Misschien is de reden van mijn relatieve onwetendheid: ik heb gedurende al die jaren vooral positieve contacten gehad met ngo-medewerkers op het terrein

Het is niet, voor alle duidelijkheid, dat ik per se denk dat internationale hulporganisaties of hun lokale afdelingen niet interessant zijn of geen essentiële inzichten hebben. Ik heb door een bezoek aan Javaanse boeren samen met de lokale Rikolto-mensen héél veel geleerd over de uitdagingen voor boeren in een groei-economie. Ik heb de verschrikkelijke problemen van de Rohingya leren kennen een decennium voordat ze wereldnieuws werden, dankzij een -confidentieel- interview met een Artsen zonder Grenzen medewerker in Myanmar. Ik werd geconfronteerd met de echte gezondheidsproblemen van het Zimbabwaanse platteland door medewerkers van fos.

Misschien is dat de aanvullende reden van mijn relatieve onwetendheid: naast beperkt contact, heb ik gedurende al die jaren vooral positieve contacten gehad met ngo-medewerkers op het terrein. Mensen met enorme inzet en kennis van de context waarin ze werken, mensen die in moeilijke, uitzichtloze of gevaarlijke omgevingen toch het beste van zichzelf geven.

Meer, beter, ethischer

Maar die geëngageerde mensen zijn duidelijk niet de enigen die zich op het terrein begeven. Of nog: ook engagement behoedt blijkbaar niet tegen macht en alle vormen van machtsmisbruik. Het is niet dat ik me voorneem om voortaan mijn dagen en nachten in het Zuiden bij hulporganisaties of ngo’s te gaan doorbrengen, maar misschien moeten we bij MO* -vanuit onze unieke positie- wel eens een eigen onderzoek starten naar ervaringen met machtsmisbruik en seksueel wangedrag binnen de eigen sector. Want dat dit onaanvaardbaar is en vreselijke schade toebrengt, en dat de slachtoffers van zowel misbruik als het verminderen van de inkomsten dat daardoor verwacht wordt, altijd weer de zwaksten zijn, dat is zonder meer duidelijk.
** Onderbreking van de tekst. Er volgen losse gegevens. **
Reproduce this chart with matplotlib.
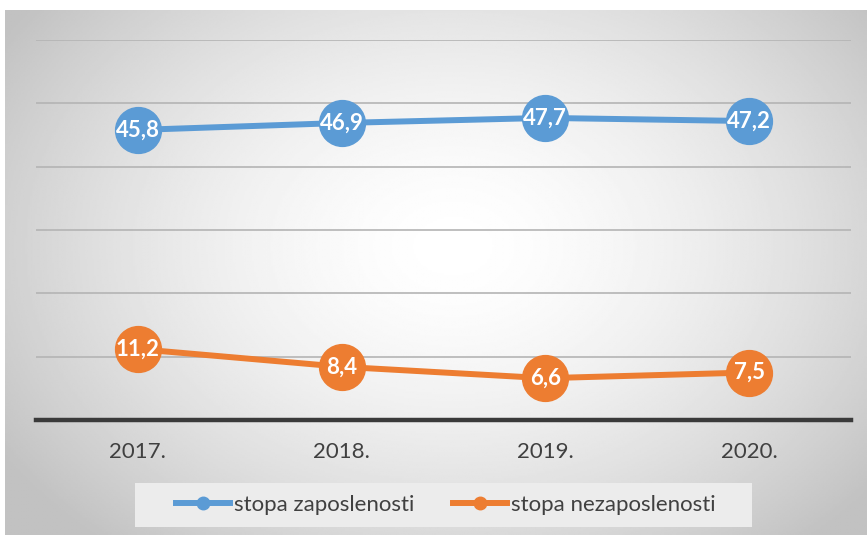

Daarom is preventie en handhaving van de eigen ethische normen absoluut nodig. En zoals blijkt: verantwoording heeft behoefte aan transparantie, en daarin hebben media een belangrijke rol te spelen. Dat we vrijdag niet uitgenodigd werden voor de persconferentie van Oxfam Solidariteit, mag niet het effect hebben dat we het werk dan maar aan de mainstream media overlaten. Want die hadden het ook niet gezien, die hebben gewoon de Belgaberichten gepubliceerd, die zich baseerden op een vlugge lezing van de Britse pers, en ze hebben daarna de persconferentie weergegeven. Wij moeten meer en beter doen. Ik noteer de opdracht.